NIGERIAN indigenous Shipowners under the aegis of the Ship Owners Association of Nigeria (SOAN) has warned that except the Nigerian Government addresses the lack of capacity confronting indigenous shipping, foreign vessels might dominate freight carriage of crude oil at the $19bn Dangote Refinery when the facility becomes operational by mid 2023.
Speaking with the Nigerian Tribune in Lagos, President of SOAN, Dr. MkGeorge Onyung, explained that the Dangote Refinery is located within the nation’s waters, and thus falls under the country’s Cabotage regime.
According to the SOAN President, “The Dangote Refinery is set to be operational by mid 2023, and once that facility becomes operational, there will be increased activities there as regards vessel call for petroleum products lifting.

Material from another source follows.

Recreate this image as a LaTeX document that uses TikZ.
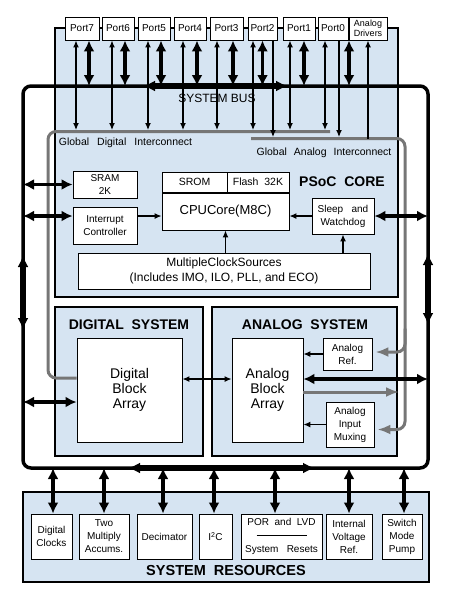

The question we indigenous shipowners keep asking ourselves is that, are we ready to partake in the crude oil lifting business that will boom around the Dangote Refinery by mid next year?
We are definitely not ready due to a lack of capacity. Indigenous shipowners are struggling to make ends meet. The $350m Cabotage Vessel Financing Fund (CVFF) which is expected to improve capacity for indigenous shipowners is yet to be disbursed.
Government keeps playing politics with the disbursement of the CVFF. Is this how we will continue until the Dangote Refinery becomes operational?
“If we continue this way, foreign vessels will be the major players at the Dangote Refinery. Imagine foreign vessels scooping away all the benefits from an investment that is in our country. We have told government to disburse the CVFF to enhance local capacity. We want to be active players and not spectators when the Dangote Refinery becomes operational, but without funding, this might not be possible.
“Government needs to disburse the CVFF now to ensure that Nigerian shipowners are not mere spectators when the Dangote Refinery becomes operational.”
Dangote’s 650,000 barrels per day (bpd) oil refinery being built in Nigeria is due to begin production by the middle of 2023. The refinery, which is being built at a cost of $19billion in Lagos, has 4.74 billion litres storage capacity and 75% of its products will be moved by sea within Nigeria.